Webinar with Kevin Bradley and Cyndy Micheals
Summary By Eugena Brooks
So, you went for the test and found out you have sleep apnea. Now what? Well first thing the Facebook live webinar with Kevin Bradley, RN and Cyndy Micheals, RPSGT, CCSH is hugely informative and well worth the time to view.Once you understand this part the rest becomes easier. Having sleep apnea means night after night of intermittent breathing and disturbed sleep. For some, breathing is interrupted hundreds of times for one night’s sleep.
Under these conditions sleep is interrupted continuously in the body’s’ fight to get air. Lack of oxygen and rest leads to many other health issues such as high blood pressure, diabetes, cardiac problems, cancers and sudden death. Having a continuous positive airway pressure (CPAP) helps to eliminate the loss of oxygen and improve health by allowing you to get better rest when you sleep. Understanding your condition is not hard as your physician will answer any questions you have. Learning the lingo often used will help you keep up with what is going on. There is a lot of information online from which you can research the subject and familiarize yourself.
Using a CPAP is not complicated. If your doctor orders it from a provider your CPAP will arrive adjusted to the settings the doctor prescribed. If you buy it outright, then a quick trip to your physician is needed so they can set the machine for your needs. New CPAP machines come with a guide book so that people can look up the comfort settings. An Internet search for CPAP machine manuals from each manufacturer should yield those booklets. The best experience is to experiment with the comfort adjustments on mask and machine until you find the right settings for you.

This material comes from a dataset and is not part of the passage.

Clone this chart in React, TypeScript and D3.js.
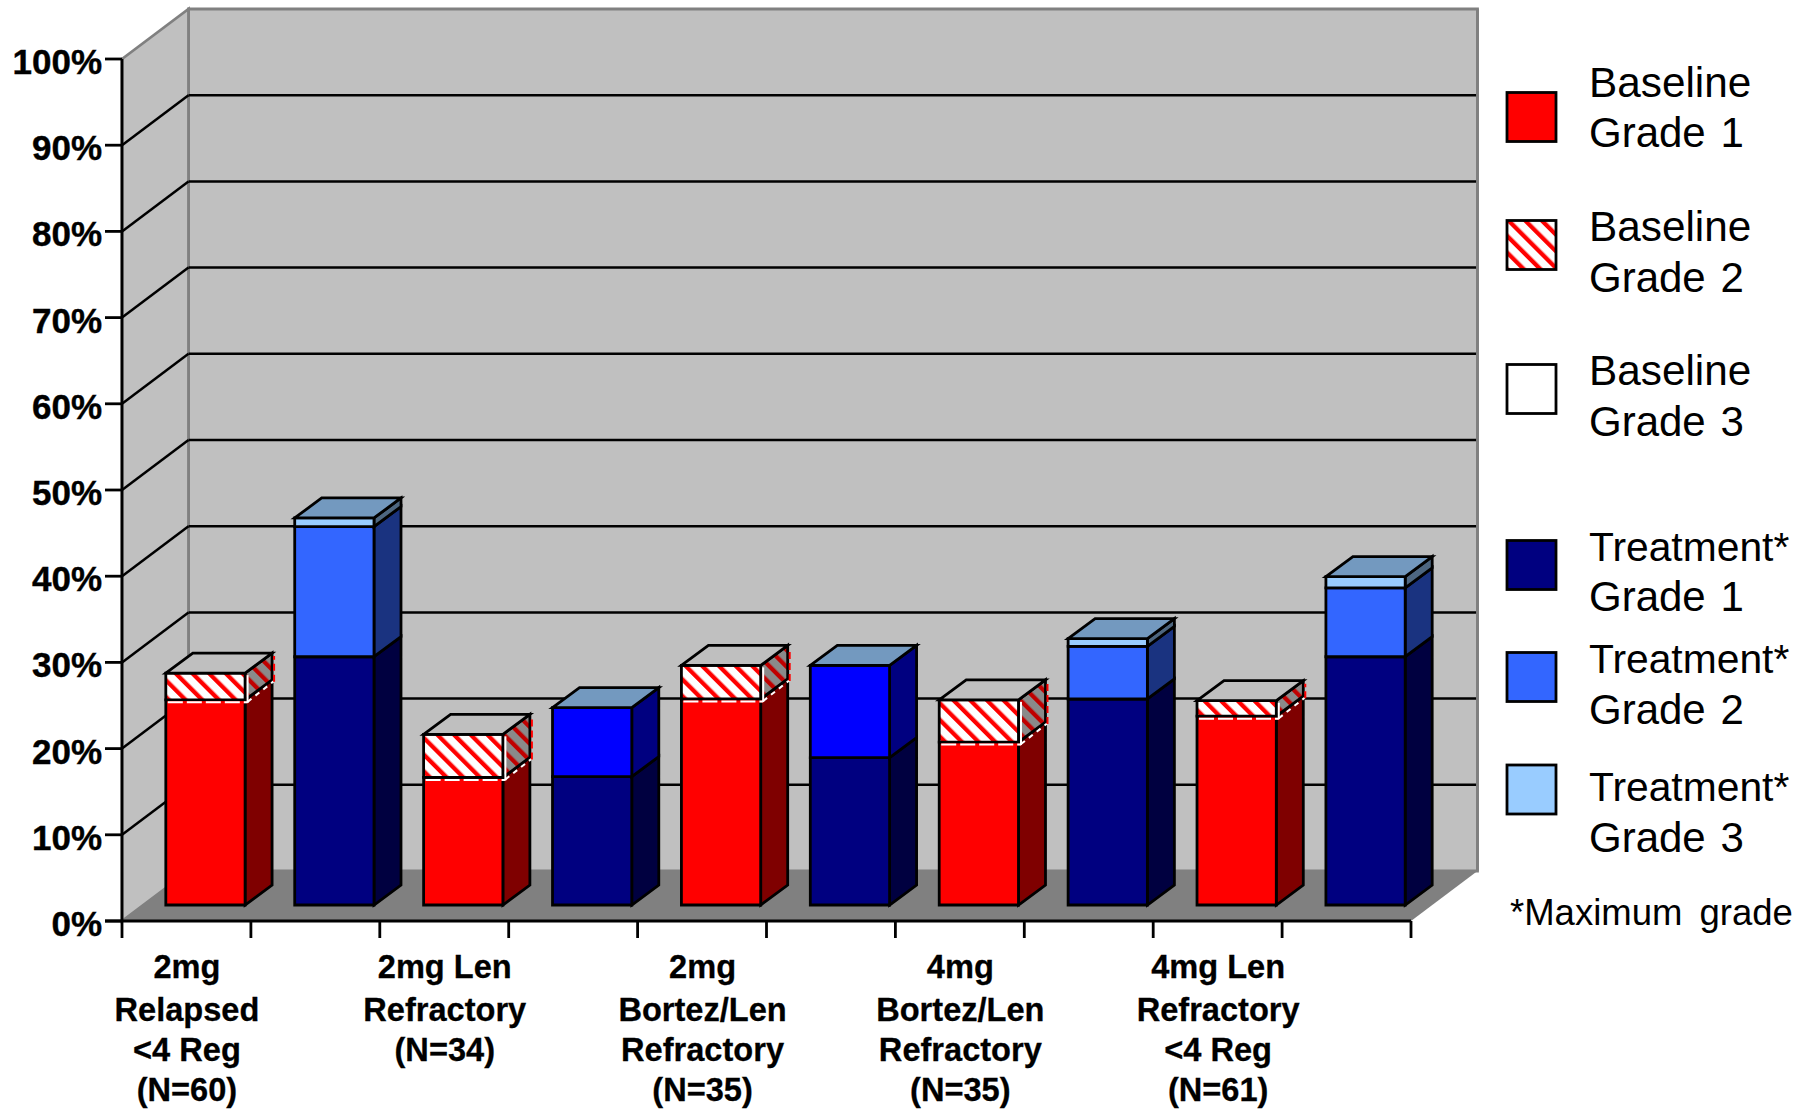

Some people have an issue with wearing the mask. I found that putting it on for a short time while reading a book, listening to music or watching TV helped me to get used to having it on. The term desensitization is frequently used to describe that exercise. You may wish to try different masks some will work better for you than others.
If you are a mouth breather, then a full-face mask is best. Sometimes a chin strap with a nasal only mask works. If you breathe through your nose nasal pillows or nasal masks are good. It’s a bit of trial and error in the beginning but once you find what works it is smooth sailing from there.
Restful sleep is important for good health. If you are suffering from untreated sleep apnea you really don’t get enough of it. Since whatever you do to improve the situation is a plus do as much as you can. Sweet Dreams are made of this.